Face à cette nouvelle donne, les promoteurs vont devoir réagir pour limiter les impacts de la fin du dispositif Pinel sur leurs ventes aux particuliers. VERTONE identifie 3 pistes principales :
1. Promouvoir d’autres dispositifs fiscaux pour les investisseurs particuliers :
- L’un des premiers leviers consiste à maintenir l’attractivité de l’investissement immobilier pour les investisseurs privés, toujours en quête d’optimisation fiscale et de rentabilité. La promotion du statut de Loueur Meublé Non Professionnel (LMNP) « non géré », c’est-à-dire hors résidence de services (résidence étudiante, EHPAD, résidence de tourisme, résidence d’affaires, etc.) est prometteuse. Ce dispositif consiste en une réduction de la base taxable, permettant d’effacer tout ou partie de l’impôt sur les revenus locatifs. Pour pousser ce dispositif, certains promoteurs ont déjà développé des packs équipés clés en main : Bouygues Immobilier propose par exemple aux investisseurs de meubler pour eux leur futur studio pour 2800€.

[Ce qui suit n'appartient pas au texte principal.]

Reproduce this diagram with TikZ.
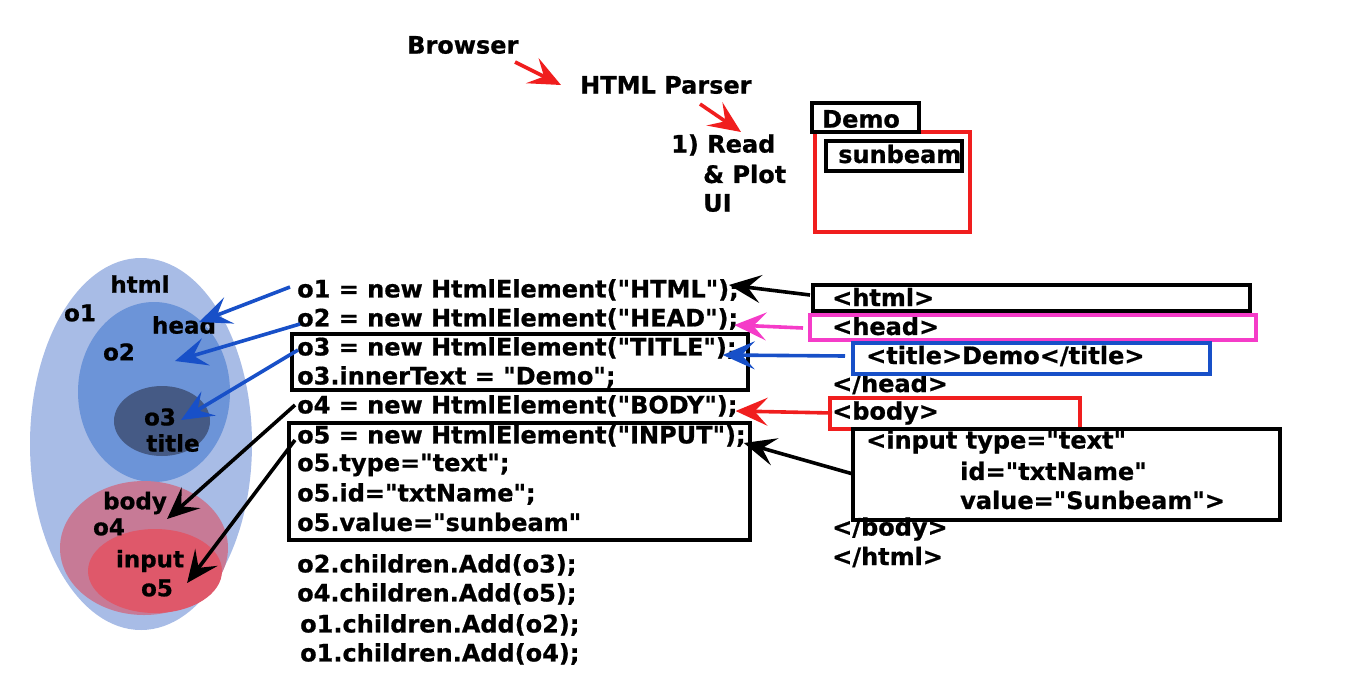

- D’autre part, la loi de finances pour 2025 contient une mesure sur laquelle les promoteurs pourront s’appuyer : l’exonération temporaire (jusqu’à décembre 2026) des droits de donations pour les dons d’argent effectués dans le cadre familial pour l’acquisition d’un logement, que ce soit pour occuper le bien ou le donner en location. Notons par ailleurs, que la FPI planche sur la création d’un statut de bailleur privé qui pourrait redessiner le cadre de l’investissement locatif et offrir de nouvelles opportunités aux investisseurs.
- Enfin, les promoteurs investis sur le segment de l’ancien pourront valoriser des dispositifs fiscaux tels que Denormandie ou Malraux, destinés à encourager la rénovation de l’immobilier ancien.
2. Repositionner l’offre vers les accédants à la propriété :
Avec la fin du Pinel, ce segment redevient fortement prioritaire pour les promoteurs. Pour capter cette demande, plusieurs axes d’optimisation sont à envisager.
- D’abord, proposer des solutions de financement attractives et promouvoir des dispositifs d’aide, en s’appuyant notamment sur les mesures de la loi de finances pour 2025, telles que l’extension du PTZ à l’ensemble du territoire (à compter d’avril 2025) pour la primo-accession en résidence principale : il s’agit d’un prêt aidé par l’Etat, exonérant l’emprunteur de taux d’intérêts.
- Ensuite, adapter l’offre de produits et services en concevant des biens plus adaptés aux primo-accédants, avec des T2 et T3 aux espaces optimisés et évolutifs, dans des résidences équipées de services de conciergerie, de logistique, ou encore d’espaces de bien-être.
- Enfin, travailler sur l’accessibilité des prix en optimisant les coûts de construction et en proposant des prestations modulables.
3. Adapter les stratégies marketing et commerciales :
Les promoteurs doivent repenser leurs stratégies marketing et commerciales afin de conquérir de nouveaux segments de clientèle.
- Cela passe d’abord par une segmentation affinée des acheteurs, en identifiant les profils émergents, qu’il s’agisse d’accédants à la propriété ou d’investisseurs aux objectifs diversifiés.
- Le discours commercial doit également être revu pour aller au-delà de l’argument fiscal et mettre en avant des atouts différenciants, adaptés à chaque cible, tels que la qualité des logements, leur localisation, leur performance énergétique conforme à la RE2020 et le confort de vie qu’ils offrent.
- Enfin, la digitalisation s’affirme en levier clé : le développement d’outils immersifs comme les visites virtuelles, la réalité augmentée et les simulateurs de financement permet d’élargir l’audience et d’accompagner les clients dans leur parcours d’achat de manière plus engageante et interactive.
Si la fin de la loi Pinel représente une rupture majeure, elle constitue aussi une opportunité de repenser le modèle économique de la promotion immobilière. La période qui s’ouvre sera marquée par une nécessité d’innovation et d’adaptation, tant sur les produits proposés que sur les stratégies de commercialisation et d’acquisition de nouveaux clients.